Dust flux, Vostok ice core

Dust flux, Vostok ice core
Two dimensional phase space reconstruction of dust flux from the Vostok core over the period 186-4 ka using the time derivative method. Dust flux on the x-axis, rate of change is on the y-axis. From Gipp (2001).

Wednesday, March 26, 2014

Scale invariance and the "fat tails" problem

A good deal of the statistical description of populations is based on the normal distribution. I think this is because the first things we tend to notice (the variability of sizes of people and animals) tend to have such a distribution. The height of Canadian men averages about 1.74 m, and the probability of variance typically follows a bell curve such that the probability of a man being 2.1 m tall, for instance, is much lower than the probability of being 2.0 m tall. There are well-established physiographic reasons for why people will not be much taller, (or very much shorter, discounting factors such as amputations), so that we can discount the existence of 3.5 m tall men.

One way of displaying the normal distribution was through a normal probability plot, which is a graph in which the vertical axis is scaled so that cumulative probability (for a normal distribution) will plot as a straight line. There is special graph paper you can use, with an appropriately scaled vertical axis, variably called probability paper, or probability plotting paper (pdf). A description of its use with data appears here (pdf).

If we are looking at natural phenomena with a wide variety, it is likely the distribution will be log-normal.

A normal distribution is described well by a mean and a standard deviation. If we plot probability density, we observe a parabola, with the maximum probability density corresponding to the mean.

The concept of the normal distribution was so powerful that we naturally carried the description to describe other phenomena, for which there are no such limits on size. Landslides, for instance, like the current one in Washington state, or earthquakes. Our current understanding of such events is that they exhibit scale invariance, which means that there are normally many more small events than large events, and the frequency of larger events is related to the frequency of the smaller events through their size on a logarithmic scale. In particular, the size-frequency distribution is a straight line on a logarithmic scale.

As the economic value shapes whether or not an accumulation of mineral is considered a deposit, mineral deposits only show scale invariance over a limited range. The numbers of, say 50-oz accumulations of gold in nature are extremely large, but these are very unlikely to be of economic interest. On the other hand, 50-million-ounce accumulations are much more rare, but are far more likely to be economically viable, and are thus more likely to constitute a "deposit". The size-distribution of deposits is controlled by these two contrasting probabilities, and the resulting distribution is log-hyperbolic. The probability density graph appears to be an hyperbola.

Hyperbola, parabola, what's the difference. Well, the differences are slight over much of the probability density plot, except at the tails. Of course, those tend to be the most memorable events (well, at the large tail).

Perhaps this doesn't look too impressive to you. But the differences in the tails can be extreme, especially for the most extreme events. The reason is that although the magnitudes of the slopes of both curves increases as you move away from the centre, in the case of the hyperbolic distribution, the maximum value of the slope approaches the slopes of the guiding lines (the asymptotes), whereas the slope of the parabola increases without limit.
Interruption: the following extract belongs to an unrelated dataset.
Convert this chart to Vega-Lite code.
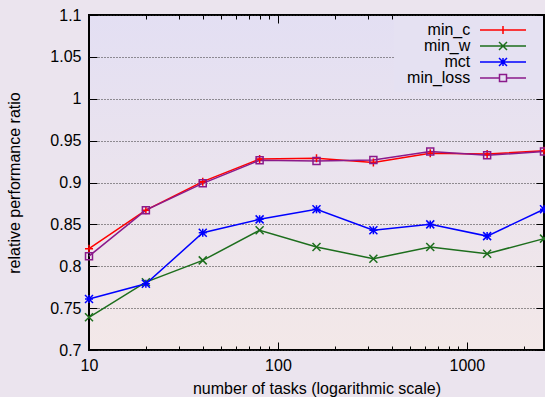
{
  "$schema": "https://vega.github.io/schema/vega-lite/v6.json",
  "width": 455,
  "height": 335,
  "autosize": {"type": "none"},
  "padding": {"left": 89, "top": 15, "right": 1, "bottom": 47},
  "background": "#ebe4ee",
  "data": {
    "values": [
      {"series": "min_c", "n": 10, "v": 0.821},
      {"series": "min_c", "n": 20, "v": 0.867},
      {"series": "min_c", "n": 40, "v": 0.901},
      {"series": "min_c", "n": 80, "v": 0.928},
      {"series": "min_c", "n": 160, "v": 0.929},
      {"series": "min_c", "n": 320, "v": 0.924},
      {"series": "min_c", "n": 640, "v": 0.935},
      {"series": "min_c", "n": 1280, "v": 0.934},
      {"series": "min_c", "n": 2560, "v": 0.938},
      {"series": "min_w", "n": 10, "v": 0.739},
      {"series": "min_w", "n": 20, "v": 0.781},
      {"series": "min_w", "n": 40, "v": 0.807},
      {"series": "min_w", "n": 80, "v": 0.843},
      {"series": "min_w", "n": 160, "v": 0.823},
      {"series": "min_w", "n": 320, "v": 0.809},
      {"series": "min_w", "n": 640, "v": 0.823},
      {"series": "min_w", "n": 1280, "v": 0.815},
      {"series": "min_w", "n": 2560, "v": 0.833},
      {"series": "mct", "n": 10, "v": 0.761},
      {"series": "mct", "n": 20, "v": 0.779},
      {"series": "mct", "n": 40, "v": 0.840},
      {"series": "mct", "n": 80, "v": 0.856},
      {"series": "mct", "n": 160, "v": 0.868},
      {"series": "mct", "n": 320, "v": 0.843},
      {"series": "mct", "n": 640, "v": 0.850},
      {"series": "mct", "n": 1280, "v": 0.836},
      {"series": "mct", "n": 2560, "v": 0.868},
      {"series": "min_loss", "n": 10, "v": 0.812},
      {"series": "min_loss", "n": 20, "v": 0.867},
      {"series": "min_loss", "n": 40, "v": 0.899},
      {"series": "min_loss", "n": 80, "v": 0.9265},
      {"series": "min_loss", "n": 160, "v": 0.9257},
      {"series": "min_loss", "n": 320, "v": 0.927},
      {"series": "min_loss", "n": 640, "v": 0.937},
      {"series": "min_loss", "n": 1280, "v": 0.9325},
      {"series": "min_loss", "n": 2560, "v": 0.937}
    ]
  },
  "encoding": {
    "x": {"field": "n", "type": "quantitative", "scale": {"type": "log", "domain": [10, 2560], "nice": false}, "axis": null},
    "y": {"field": "v", "type": "quantitative", "scale": {"domain": [0.7, 1.1], "nice": false, "zero": false}, "axis": null}
  },
  "layer": [
    {
      "mark": {"type": "line", "strokeWidth": 1.5},
      "encoding": {
        "x": {
          "field": "n", "type": "quantitative",
          "scale": {"type": "log", "domain": [10, 2560], "nice": false},
          "axis": {
            "orient": "bottom",
            "values": [10, 20, 30, 40, 50, 60, 70, 80, 90, 100, 200, 300, 400, 500, 600, 700, 800, 900, 1000, 2000],
            "labelExpr": "indexof([10,100,1000], datum.value) >= 0 ? datum.value + '' : ''",
            "tickSize": {"condition": {"test": "indexof([10,100,1000], datum.value) >= 0", "value": -8}, "value": -4},
            "labelPadding": 15,
            "labelFlush": false,
            "labelOverlap": false,
            "domain": false,
            "grid": false,
            "title": "number of tasks (logarithmic scale)",
            "titlePadding": 3
          }
        },
        "y": {
          "field": "v", "type": "quantitative",
          "scale": {"domain": [0.7, 1.1], "nice": false, "zero": false},
          "axis": {
            "orient": "left",
            "values": [0.7, 0.75, 0.8, 0.85, 0.9, 0.95, 1, 1.05, 1.1],
            "format": "~g",
            "tickSize": -8,
            "labelPadding": 16,
            "labelFlush": false,
            "labelOverlap": false,
            "domain": false,
            "grid": true,
            "gridDash": [1, 2],
            "gridColor": "#333333",
            "gridWidth": 1,
            "title": "relative performance ratio",
            "titlePadding": 27
          }
        },
        "color": {
          "field": "series", "type": "nominal",
          "scale": {"domain": ["min_c", "min_w", "mct", "min_loss"], "range": ["#ff0000", "#1d6e1d", "#0000ff", "#8b1a8b"]},
          "legend": {
            "title": null,
            "orient": "top-right",
            "offset": 1,
            "padding": 6,
            "fillColor": "#e5e1f2",
            "rowPadding": 0,
            "symbolSize": 196,
            "symbolOffset": 60,
            "symbolStrokeWidth": 1.5,
            "labelFont": "Liberation Sans",
            "labelFontSize": 16,
            "labelColor": "#000000",
            "labelAlign": "right",
            "labelOffset": -5.75,
            "encode": {
              "symbols": {
                "update": {
                  "shape": {"signal": "datum.value === 'min_c' ? 'M1.714,0H8.286M5,-0.571V0.571M9.36,0L9.36,0' : datum.value === 'min_w' ? 'M1.714,0H8.286M4.429,-0.571L5.571,0.571M4.429,0.571L5.571,-0.571M9.36,0L9.36,0' : datum.value === 'mct' ? 'M1.714,0H8.286M5,-0.571V0.571M4.429,-0.571L5.571,0.571M4.429,0.571L5.571,-0.571M9.36,0L9.36,0' : 'M1.714,0H4.5M5.5,0H8.286M4.5,-0.5H5.5V0.5H4.5ZM9.36,0L9.36,0'"},
                  "fill": {"value": "transparent"}
                }
              }
            }
          }
        }
      }
    },
    {
      "transform": [{"filter": "datum.series === 'min_c'"}],
      "mark": {"type": "point", "filled": false, "size": 64, "strokeWidth": 1.5, "opacity": 1, "color": "#ff0000", "shape": "M-1,0H1M0,-1V1"},
      "encoding": {
        "x": {
          "field": "n", "type": "quantitative",
          "scale": {"type": "log", "domain": [10, 2560], "nice": false},
          "axis": {
            "orient": "top",
            "values": [10, 20, 30, 40, 50, 60, 70, 80, 90, 100, 200, 300, 400, 500, 600, 700, 800, 900, 1000, 2000],
            "tickSize": {"condition": {"test": "indexof([10,100,1000], datum.value) >= 0", "value": -8}, "value": -4},
            "labels": false,
            "domain": false,
            "grid": false,
            "title": null
          }
        },
        "y": {
          "field": "v", "type": "quantitative",
          "scale": {"domain": [0.7, 1.1], "nice": false, "zero": false},
          "axis": {
            "orient": "right",
            "values": [0.7, 0.75, 0.8, 0.85, 0.9, 0.95, 1, 1.05, 1.1],
            "tickSize": -8,
            "labels": false,
            "domain": false,
            "grid": false,
            "title": null
          }
        }
      }
    },
    {
      "transform": [{"filter": "datum.series === 'min_w'"}],
      "mark": {"type": "point", "filled": false, "size": 64, "strokeWidth": 1.5, "opacity": 1, "color": "#1d6e1d", "shape": "M-1,-1L1,1M-1,1L1,-1"}
    },
    {
      "transform": [{"filter": "datum.series === 'mct'"}],
      "mark": {"type": "point", "filled": false, "size": 64, "strokeWidth": 1.5, "opacity": 1, "color": "#0000ff", "shape": "M-1,0H1M0,-1V1M-1,-1L1,1M-1,1L1,-1"}
    },
    {
      "transform": [{"filter": "datum.series === 'min_loss'"}],
      "mark": {"type": "point", "filled": false, "size": 64, "strokeWidth": 1.5, "opacity": 1, "color": "#8b1a8b", "shape": "M-0.875,-0.875H0.875V0.875H-0.875Z"}
    }
  ],
  "resolve": {"axis": {"x": "independent", "y": "independent"}},
  "config": {
    "view": {
      "stroke": "#000000",
      "strokeWidth": 2,
      "fill": {"expr": "{gradient: 'linear', x1: 0, y1: 0, x2: 0.000001, y2: 1, stops: [{offset: 0, color: '#e3dff3'}, {offset: 1, color: '#f3e8e8'}]}"}
    },
    "axis": {
      "labelFont": "Liberation Sans",
      "labelFontSize": 16,
      "labelColor": "#000000",
      "titleFont": "Liberation Sans",
      "titleFontSize": 16,
      "titleFontWeight": "normal",
      "titleColor": "#000000",
      "tickColor": "#000000",
      "tickWidth": 1
    }
  }
}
The discrepancy in estimated probabilities for extreme events can be orders of magnitude!

This is a possible explanation of the "fat-tails" problem that comes up from time to time in discussing extreme events (recent economic events for instance). IIRC, the failure of Long-term Capital Management had been estimated as extremely unlikely, as the risk model showed a maximum daily loss of $35 million. Losses eventually greatly exceeded the model maximum.

The implications of this distribution is happier for geologists--it means the probability of discovering a large deposit is larger than is frequently assumed.
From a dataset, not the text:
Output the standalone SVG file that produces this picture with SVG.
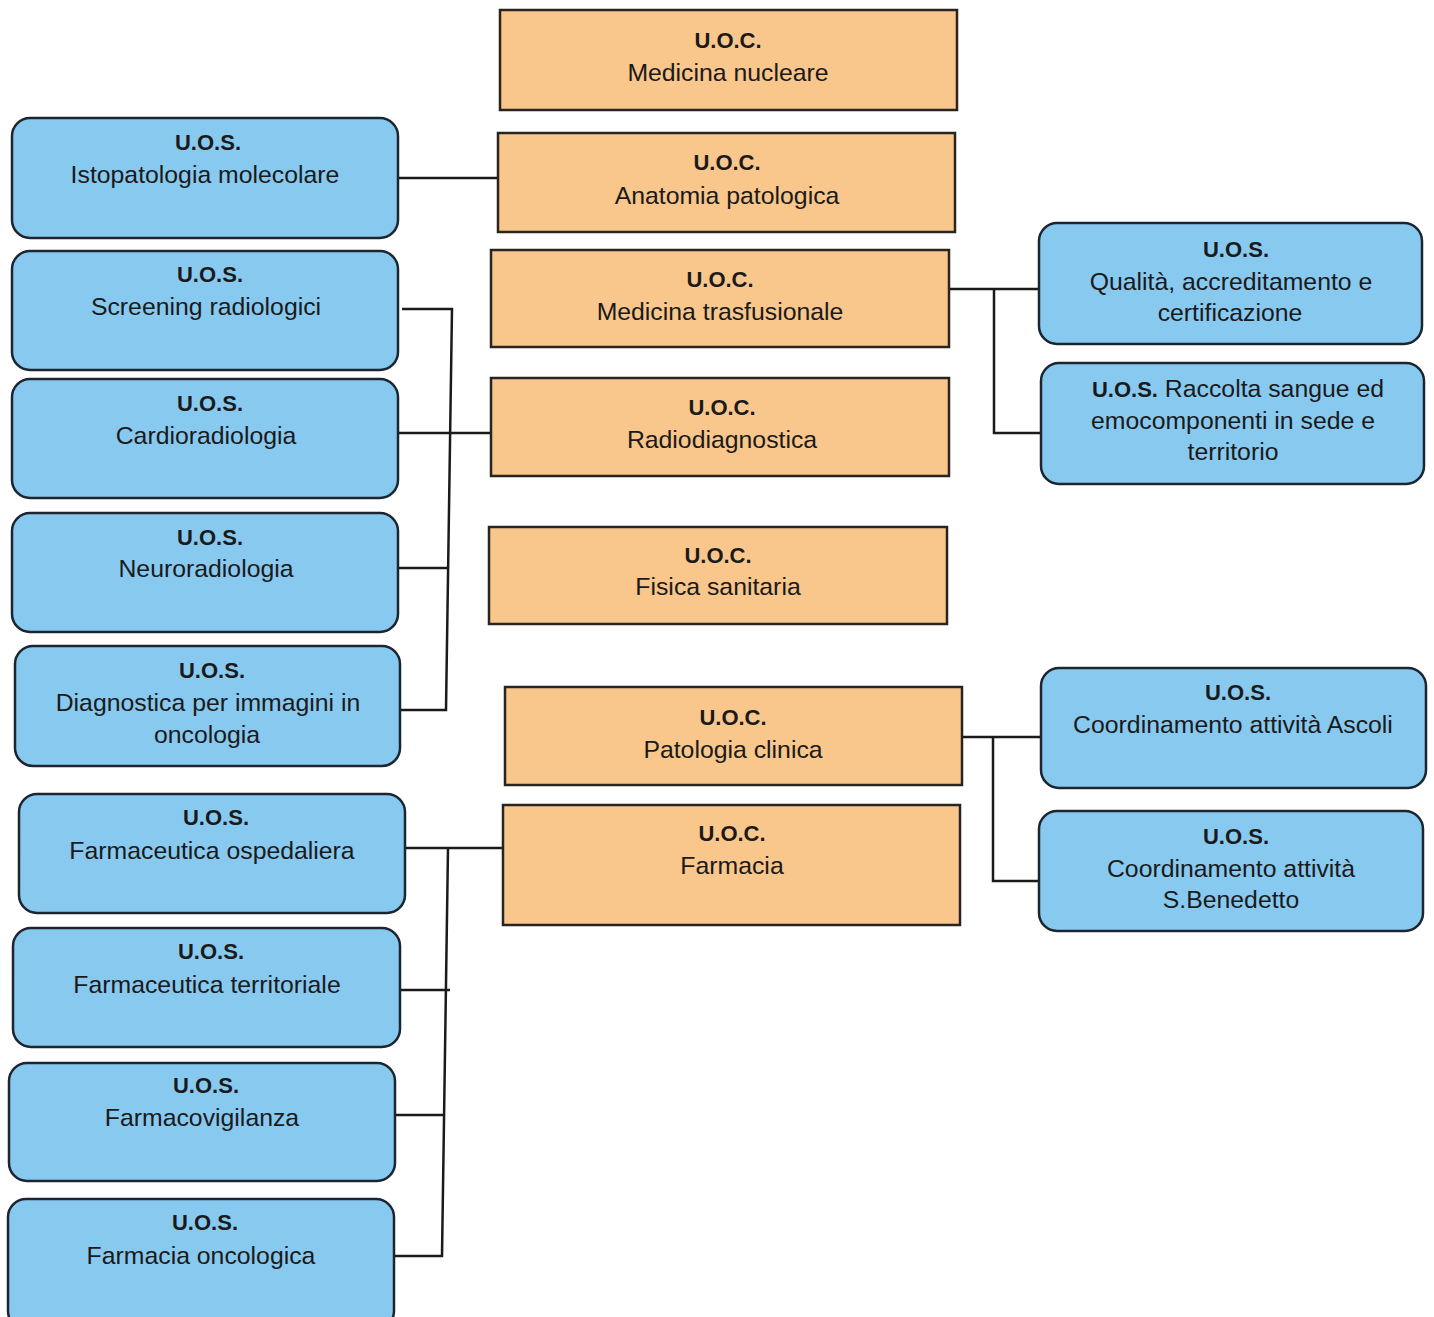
<svg xmlns="http://www.w3.org/2000/svg" width="1434" height="1317" viewBox="0 0 1434 1317">
<style>
.uos{fill:#88c9f0;stroke:#1c2630;stroke-width:2.5}
.uoc{fill:#f9c68b;stroke:#2a2420;stroke-width:2.5}
text{font-family:"Liberation Sans",Arial,sans-serif;font-size:24.8px;fill:#1a1a1a;text-anchor:middle}
.b{font-weight:bold;font-size:22px}
.conn{fill:none;stroke:#1a1a1a;stroke-width:2.5}
</style>
<rect width="1434" height="1317" fill="#ffffff"/>
<g id="connectors" class="conn">
<path d="M398 178H498"/>
<path d="M402 309H452L446 710H400"/>
<path d="M398 433H493"/>
<path d="M398 568H448"/>
<path d="M949 289H1043M994 289V433H1041"/>
<path d="M962 737H1041M993 737V881H1039"/>
<path d="M405 848H503"/>
<path d="M448 848L442 1256H394"/>
<path d="M400 990H450"/>
<path d="M395 1115H445"/>
</g>
<g id="uoc-medicina-nucleare"><rect class="uoc" x="500" y="10" width="457" height="100"/><text x="728" y="48" class="b">U.O.C.</text><text x="728" y="81">Medicina nucleare</text></g>
<g id="uoc-anatomia"><rect class="uoc" x="498" y="133" width="457" height="99"/><text x="727" y="170" class="b">U.O.C.</text><text x="727" y="204">Anatomia patologica</text></g>
<g id="uoc-trasfusionale"><rect class="uoc" x="491" y="250" width="458" height="97"/><text x="720" y="287" class="b">U.O.C.</text><text x="720" y="320">Medicina trasfusionale</text></g>
<g id="uoc-radiodiagnostica"><rect class="uoc" x="491" y="378" width="458" height="98"/><text x="722" y="415" class="b">U.O.C.</text><text x="722" y="448">Radiodiagnostica</text></g>
<g id="uoc-fisica"><rect class="uoc" x="489" y="527" width="458" height="97"/><text x="718" y="563" class="b">U.O.C.</text><text x="718" y="595">Fisica sanitaria</text></g>
<g id="uoc-patologia"><rect class="uoc" x="505" y="687" width="457" height="98"/><text x="733" y="725" class="b">U.O.C.</text><text x="733" y="758">Patologia clinica</text></g>
<g id="uoc-farmacia"><rect class="uoc" x="503" y="805" width="457" height="120"/><text x="732" y="841" class="b">U.O.C.</text><text x="732" y="874">Farmacia</text></g>

<g id="uos-istopatologia"><rect class="uos" x="12" y="118" width="386" height="120" rx="18"/><text x="208" y="150" class="b">U.O.S.</text><text x="205" y="183">Istopatologia molecolare</text></g>
<g id="uos-screening"><rect class="uos" x="12" y="251" width="386" height="119" rx="18"/><text x="210" y="282" class="b">U.O.S.</text><text x="206" y="315">Screening radiologici</text></g>
<g id="uos-cardioradiologia"><rect class="uos" x="12" y="379" width="386" height="119" rx="18"/><text x="210" y="411" class="b">U.O.S.</text><text x="206" y="444">Cardioradiologia</text></g>
<g id="uos-neuroradiologia"><rect class="uos" x="12" y="513" width="386" height="119" rx="18"/><text x="210" y="545" class="b">U.O.S.</text><text x="206" y="577">Neuroradiologia</text></g>
<g id="uos-diagnostica"><rect class="uos" x="15" y="646" width="385" height="120" rx="18"/><text x="212" y="678" class="b">U.O.S.</text><text x="208" y="711">Diagnostica per immagini in</text><text x="207" y="743">oncologia</text></g>
<g id="uos-farm-ospedaliera"><rect class="uos" x="19" y="794" width="386" height="119" rx="18"/><text x="216" y="825" class="b">U.O.S.</text><text x="212" y="859">Farmaceutica ospedaliera</text></g>
<g id="uos-farm-territoriale"><rect class="uos" x="13" y="928" width="387" height="119" rx="18"/><text x="211" y="959" class="b">U.O.S.</text><text x="207" y="993">Farmaceutica territoriale</text></g>
<g id="uos-farmacovigilanza"><rect class="uos" x="9" y="1063" width="386" height="118" rx="18"/><text x="206" y="1093" class="b">U.O.S.</text><text x="202" y="1126">Farmacovigilanza</text></g>
<g id="uos-farmacia-oncologica"><rect class="uos" x="8" y="1199" width="386" height="130" rx="18"/><text x="205" y="1230" class="b">U.O.S.</text><text x="201" y="1264">Farmacia oncologica</text></g>

<g id="uos-qualita"><rect class="uos" x="1039" y="223" width="383" height="121" rx="18"/><text x="1236" y="257" class="b">U.O.S.</text><text x="1231" y="290">Qualità, accreditamento e</text><text x="1230" y="321">certificazione</text></g>
<g id="uos-raccolta"><rect class="uos" x="1041" y="363" width="383" height="121" rx="18"/><text x="1238" y="397"><tspan class="b">U.O.S.</tspan>  Raccolta sangue ed</text><text x="1233" y="429">emocomponenti in sede e</text><text x="1233" y="460">territorio</text></g>
<g id="uos-ascoli"><rect class="uos" x="1041" y="668" width="385" height="120" rx="18"/><text x="1238" y="700" class="b">U.O.S.</text><text x="1233" y="733">Coordinamento attività Ascoli</text></g>
<g id="uos-sbenedetto"><rect class="uos" x="1039" y="811" width="384" height="120" rx="18"/><text x="1236" y="844" class="b">U.O.S.</text><text x="1231" y="877">Coordinamento attività</text><text x="1231" y="908">S.Benedetto</text></g>
</svg>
For instance, this is from what appears to be a Shell-training document (large pdf) on the role of play-based exploration in the decision-making tree (image is on pg 45).

The straight line is the log-normal distribution fit to the observations (squares). The model fit predicts that only 1% of discoveries will be larger than 175.5 million barrels of oil equivalent--but the observed data suggests that about 1.5% of discoveries are greater than about 350 million barrels.

Using the model to estimate the probability of a large discovery probably satisfies the accountants as being nice and conservative, but considering the potential economic importance of individual large discoveries, using the incorrect probability model may create a significant opportunity cost, if it results in an area play being discarded incorrectly.

I know some folks in the oil industry--and they can be a cagey lot, especially about something that influences their business plan. So it wouldn't be unheard of for the above document (as it is publicly available) to be deliberate misinformation. I have made enquiries, but so far no one will admit to knowing what I'm talking about.

Anyway, the play-based exploration idea is something I alluded to last time--but I don't see this entering into the playbook for mining companies until the costs of failure for mining exploration more closely resembles that of petroleum exploration--something that I think is still a few decades away.

1 comment:

  1. I..... I have many thoughts on this. And could discuss for hours.

    Keep going with this train of thought, its good.